Islamina.id – Setelah Umar bin Khattab didaulat sebagai Khalifah kedua menggantikan Abu Bakar As Siddiq, ia melanjutkan estafet kepemimpinan dengan melakukan pembenahan pada banyak hal terutama dalam bidang sosial, politik, ekonomi, serta dalam menyebarkan misi dakwah seperti yang diajarkan oleh Rasulullah ke berbagai daerah di luar jazirah Arab.
Pada masa Khalifah Umar bin Khattab, ia membuat beberapa perjanjian dengan pemeluk agama lain terutama di daerah yang baru ditaklukkan misalnya daerah Aeliya pada tahun 636 M. Penandatanganan ini lebih dikenal dengan Perjanjian Aeliya antara Umar bin Khattab dan orang-orang Kristen di daerah Yerusalem.
Dalam hal ini, Umar bin Khattab sebagai pihak yang menaklukkan daerah tersebut mengedepankan sikap yang bijaksana dengan cara menghormati pemeluk agama Yahudi maupun Kristen tanpa ada kedzaliman maupun pembantaian sedikit pun kepada umat yang berbeda keyakinan.
Baca juga: Misi Islam: Mengajarkan Perdamaian bukan Permusuhan
Karen Armstrong mengungkapkan bahwa Umar bin Khattab memimpin satu penaklukan yang sangat damai tanpa ada tetesan darah. Padahal kota itu belum pernah menyaksikannya sepanjang sejarahnya yang panjang dan sering tragis.
Saat kaum Kristen menyerah, tidak ada pembunuhan di sana, tidak ada penghancuran properti, tidak ada pembakaran simbol-simbol agama lain, tidak ada pengusiran atau pengambil-alihan, dan tidak ada usaha untuk memaksa penduduk Jerusalem memeluk Islam.
Jika sikap respek terhadap penduduk yang ditaklukkan dari Kota Jarusalem itu dijadikan sebagai tanda integritas kekuatan monoteistik, maka Islam telah memulainya untuk masa yang panjang di Jerusalem, dengan sangat baik tentunya.
Sikap bijaksana yang dilakukan oleh Umar bin Khattab dalam perjanjian ini sebagai simbol toleransi beragama yang menuai banyak pujian dari semua kalangan baik dari Umat Islam, Yahudi, Kristen.

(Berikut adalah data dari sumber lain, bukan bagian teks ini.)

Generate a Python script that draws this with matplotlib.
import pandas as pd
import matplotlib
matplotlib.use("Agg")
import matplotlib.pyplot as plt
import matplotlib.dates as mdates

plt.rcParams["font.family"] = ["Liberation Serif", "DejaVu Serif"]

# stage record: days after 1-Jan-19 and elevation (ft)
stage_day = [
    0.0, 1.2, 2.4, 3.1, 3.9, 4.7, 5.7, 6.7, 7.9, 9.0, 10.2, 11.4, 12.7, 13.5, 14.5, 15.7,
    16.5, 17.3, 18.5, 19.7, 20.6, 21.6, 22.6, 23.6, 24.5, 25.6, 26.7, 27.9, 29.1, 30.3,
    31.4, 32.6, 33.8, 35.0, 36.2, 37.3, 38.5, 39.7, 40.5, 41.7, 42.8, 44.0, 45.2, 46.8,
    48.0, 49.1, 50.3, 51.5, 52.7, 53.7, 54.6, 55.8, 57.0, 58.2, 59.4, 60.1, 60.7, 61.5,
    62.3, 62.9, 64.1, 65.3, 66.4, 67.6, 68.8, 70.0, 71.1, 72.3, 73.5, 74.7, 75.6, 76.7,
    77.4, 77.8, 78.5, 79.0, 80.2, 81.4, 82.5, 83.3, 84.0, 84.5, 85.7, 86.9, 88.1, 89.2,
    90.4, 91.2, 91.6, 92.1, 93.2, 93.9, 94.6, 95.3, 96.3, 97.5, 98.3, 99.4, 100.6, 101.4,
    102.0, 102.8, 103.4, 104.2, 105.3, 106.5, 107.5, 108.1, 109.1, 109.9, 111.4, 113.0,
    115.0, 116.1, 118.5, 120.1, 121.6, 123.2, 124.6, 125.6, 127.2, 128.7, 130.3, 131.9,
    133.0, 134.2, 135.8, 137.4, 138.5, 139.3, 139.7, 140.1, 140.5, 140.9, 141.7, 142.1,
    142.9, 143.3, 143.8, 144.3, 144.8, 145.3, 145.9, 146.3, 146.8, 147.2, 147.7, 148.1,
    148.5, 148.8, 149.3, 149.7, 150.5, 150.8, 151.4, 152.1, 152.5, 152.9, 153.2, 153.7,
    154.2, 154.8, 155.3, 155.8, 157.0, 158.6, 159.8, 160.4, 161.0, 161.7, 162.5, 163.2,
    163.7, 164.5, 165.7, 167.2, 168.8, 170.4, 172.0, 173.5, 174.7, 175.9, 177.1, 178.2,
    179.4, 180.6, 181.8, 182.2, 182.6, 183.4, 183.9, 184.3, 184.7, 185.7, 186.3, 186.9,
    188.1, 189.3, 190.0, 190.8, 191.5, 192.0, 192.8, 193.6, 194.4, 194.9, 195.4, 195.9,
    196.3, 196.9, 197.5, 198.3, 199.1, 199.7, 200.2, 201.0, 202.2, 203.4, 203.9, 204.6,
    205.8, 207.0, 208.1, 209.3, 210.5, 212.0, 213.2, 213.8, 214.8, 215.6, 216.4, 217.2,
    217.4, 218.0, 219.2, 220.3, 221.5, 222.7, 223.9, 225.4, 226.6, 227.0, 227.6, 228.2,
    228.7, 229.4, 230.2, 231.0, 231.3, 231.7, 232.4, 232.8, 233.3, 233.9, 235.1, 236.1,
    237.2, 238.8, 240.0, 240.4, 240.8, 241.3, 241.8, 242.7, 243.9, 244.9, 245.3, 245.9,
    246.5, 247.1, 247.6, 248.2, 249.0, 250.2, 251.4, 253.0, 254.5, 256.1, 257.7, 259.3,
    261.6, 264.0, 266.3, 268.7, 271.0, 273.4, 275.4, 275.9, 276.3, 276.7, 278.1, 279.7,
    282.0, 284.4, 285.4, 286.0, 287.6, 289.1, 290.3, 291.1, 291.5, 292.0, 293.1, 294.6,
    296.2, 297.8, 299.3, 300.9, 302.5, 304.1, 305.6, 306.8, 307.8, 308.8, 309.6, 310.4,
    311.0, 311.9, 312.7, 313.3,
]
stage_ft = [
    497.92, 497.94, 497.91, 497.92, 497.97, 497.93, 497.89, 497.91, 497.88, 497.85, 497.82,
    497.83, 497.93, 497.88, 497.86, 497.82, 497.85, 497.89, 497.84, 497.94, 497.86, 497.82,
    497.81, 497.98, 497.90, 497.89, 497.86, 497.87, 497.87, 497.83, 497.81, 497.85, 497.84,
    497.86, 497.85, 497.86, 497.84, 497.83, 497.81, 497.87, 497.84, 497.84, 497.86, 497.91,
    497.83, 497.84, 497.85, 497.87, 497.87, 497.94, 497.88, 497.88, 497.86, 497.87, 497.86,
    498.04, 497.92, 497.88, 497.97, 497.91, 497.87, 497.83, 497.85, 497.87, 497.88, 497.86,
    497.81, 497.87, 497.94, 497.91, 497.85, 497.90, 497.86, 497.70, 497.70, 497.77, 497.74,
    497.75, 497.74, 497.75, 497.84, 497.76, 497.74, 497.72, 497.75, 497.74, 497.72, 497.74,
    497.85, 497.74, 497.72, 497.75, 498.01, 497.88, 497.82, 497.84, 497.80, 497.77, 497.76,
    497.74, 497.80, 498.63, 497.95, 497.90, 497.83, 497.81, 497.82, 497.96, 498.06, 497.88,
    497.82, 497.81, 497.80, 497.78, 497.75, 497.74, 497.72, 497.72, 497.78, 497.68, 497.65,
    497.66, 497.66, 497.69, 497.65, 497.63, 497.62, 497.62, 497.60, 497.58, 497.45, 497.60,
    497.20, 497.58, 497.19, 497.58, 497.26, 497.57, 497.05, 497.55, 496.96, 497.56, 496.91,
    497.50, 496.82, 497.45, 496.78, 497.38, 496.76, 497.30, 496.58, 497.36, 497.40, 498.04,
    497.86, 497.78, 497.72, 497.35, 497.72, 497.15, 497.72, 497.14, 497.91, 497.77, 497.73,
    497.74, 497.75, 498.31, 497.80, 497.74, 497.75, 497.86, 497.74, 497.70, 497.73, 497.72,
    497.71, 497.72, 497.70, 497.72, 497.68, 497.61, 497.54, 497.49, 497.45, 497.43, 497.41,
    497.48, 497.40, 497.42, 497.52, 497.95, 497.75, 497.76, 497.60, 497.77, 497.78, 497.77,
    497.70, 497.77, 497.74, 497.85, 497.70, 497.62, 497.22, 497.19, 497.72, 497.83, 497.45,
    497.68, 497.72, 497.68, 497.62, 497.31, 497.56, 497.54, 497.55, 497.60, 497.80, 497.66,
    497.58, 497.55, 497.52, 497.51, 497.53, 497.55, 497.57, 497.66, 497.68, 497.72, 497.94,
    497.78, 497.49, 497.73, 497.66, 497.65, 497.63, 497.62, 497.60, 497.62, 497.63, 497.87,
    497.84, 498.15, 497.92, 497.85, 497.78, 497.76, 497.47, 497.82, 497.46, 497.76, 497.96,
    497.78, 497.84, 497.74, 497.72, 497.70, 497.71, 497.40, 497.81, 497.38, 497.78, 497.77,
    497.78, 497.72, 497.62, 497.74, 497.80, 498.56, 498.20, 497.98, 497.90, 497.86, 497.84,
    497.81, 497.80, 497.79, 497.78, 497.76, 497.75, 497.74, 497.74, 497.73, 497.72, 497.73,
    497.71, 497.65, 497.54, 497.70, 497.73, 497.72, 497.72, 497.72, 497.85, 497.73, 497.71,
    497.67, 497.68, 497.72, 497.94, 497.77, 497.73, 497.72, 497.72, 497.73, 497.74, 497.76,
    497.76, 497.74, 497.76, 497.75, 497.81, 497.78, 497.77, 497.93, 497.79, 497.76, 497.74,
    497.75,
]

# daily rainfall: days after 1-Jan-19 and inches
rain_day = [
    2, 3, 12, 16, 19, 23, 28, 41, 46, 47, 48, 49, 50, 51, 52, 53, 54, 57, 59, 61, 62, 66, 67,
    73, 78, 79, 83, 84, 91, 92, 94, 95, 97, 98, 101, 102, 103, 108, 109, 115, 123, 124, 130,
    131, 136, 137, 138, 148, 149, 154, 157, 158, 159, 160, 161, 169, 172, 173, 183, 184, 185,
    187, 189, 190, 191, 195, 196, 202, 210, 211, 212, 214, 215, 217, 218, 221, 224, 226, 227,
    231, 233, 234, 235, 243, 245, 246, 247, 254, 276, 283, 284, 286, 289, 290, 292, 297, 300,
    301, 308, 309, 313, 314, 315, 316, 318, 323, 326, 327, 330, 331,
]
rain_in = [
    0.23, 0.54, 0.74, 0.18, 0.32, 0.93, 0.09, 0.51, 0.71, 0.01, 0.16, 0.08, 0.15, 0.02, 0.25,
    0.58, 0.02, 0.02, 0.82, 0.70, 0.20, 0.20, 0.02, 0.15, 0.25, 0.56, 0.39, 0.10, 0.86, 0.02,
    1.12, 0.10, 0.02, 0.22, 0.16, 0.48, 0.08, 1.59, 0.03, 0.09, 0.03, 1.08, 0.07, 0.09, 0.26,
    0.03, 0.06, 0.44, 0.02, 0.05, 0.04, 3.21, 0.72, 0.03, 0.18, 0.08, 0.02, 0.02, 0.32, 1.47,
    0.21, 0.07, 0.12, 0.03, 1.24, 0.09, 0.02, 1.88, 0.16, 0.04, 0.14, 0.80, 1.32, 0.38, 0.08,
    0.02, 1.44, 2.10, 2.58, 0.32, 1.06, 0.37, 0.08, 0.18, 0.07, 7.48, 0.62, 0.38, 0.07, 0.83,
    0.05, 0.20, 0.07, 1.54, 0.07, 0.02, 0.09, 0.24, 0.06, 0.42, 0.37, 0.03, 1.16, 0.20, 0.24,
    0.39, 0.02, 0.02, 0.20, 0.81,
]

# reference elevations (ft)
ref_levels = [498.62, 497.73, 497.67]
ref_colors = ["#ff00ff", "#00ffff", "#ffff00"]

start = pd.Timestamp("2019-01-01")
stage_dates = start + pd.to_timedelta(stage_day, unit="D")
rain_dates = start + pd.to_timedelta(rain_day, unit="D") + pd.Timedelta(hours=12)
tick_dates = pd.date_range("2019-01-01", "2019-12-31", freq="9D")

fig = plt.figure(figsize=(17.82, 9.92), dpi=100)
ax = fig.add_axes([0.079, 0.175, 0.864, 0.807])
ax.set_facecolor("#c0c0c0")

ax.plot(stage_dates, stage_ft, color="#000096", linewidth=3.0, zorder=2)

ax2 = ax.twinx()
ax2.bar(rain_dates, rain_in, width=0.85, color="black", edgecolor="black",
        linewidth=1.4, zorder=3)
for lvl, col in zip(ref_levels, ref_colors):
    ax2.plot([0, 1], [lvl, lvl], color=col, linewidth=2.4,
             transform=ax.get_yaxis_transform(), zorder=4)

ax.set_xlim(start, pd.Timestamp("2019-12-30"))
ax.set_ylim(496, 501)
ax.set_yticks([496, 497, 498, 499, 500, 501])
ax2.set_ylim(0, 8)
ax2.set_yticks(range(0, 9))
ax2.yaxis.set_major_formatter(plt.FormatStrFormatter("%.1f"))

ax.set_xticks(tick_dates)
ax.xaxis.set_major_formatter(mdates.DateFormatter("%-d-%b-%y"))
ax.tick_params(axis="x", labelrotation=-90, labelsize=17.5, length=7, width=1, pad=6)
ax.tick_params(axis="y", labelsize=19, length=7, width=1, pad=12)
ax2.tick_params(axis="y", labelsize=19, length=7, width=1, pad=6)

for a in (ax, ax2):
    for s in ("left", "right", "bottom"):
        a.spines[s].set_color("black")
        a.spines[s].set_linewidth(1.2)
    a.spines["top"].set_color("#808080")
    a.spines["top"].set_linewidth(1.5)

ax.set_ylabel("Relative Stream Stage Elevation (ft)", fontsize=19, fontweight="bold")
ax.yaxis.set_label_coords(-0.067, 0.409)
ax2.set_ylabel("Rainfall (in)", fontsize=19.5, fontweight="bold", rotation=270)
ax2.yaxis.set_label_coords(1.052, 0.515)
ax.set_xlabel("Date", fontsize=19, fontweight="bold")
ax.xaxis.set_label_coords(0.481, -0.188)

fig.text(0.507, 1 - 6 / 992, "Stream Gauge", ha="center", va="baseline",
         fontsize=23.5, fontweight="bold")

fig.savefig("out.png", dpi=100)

Hal ini berkat pemahaman agama yang mendalam serta kepiawaian dan kemampuannya dalam berijtihad dalam menyelesaikan masalah ini dengan memberikan keamanan kepada siapapun dengan syarat mau membayar jizyah sebagai jaminan keamanan dari serangan bangsa Persia maupun Romawi serta tak memulai perlawanan maupun peperangan.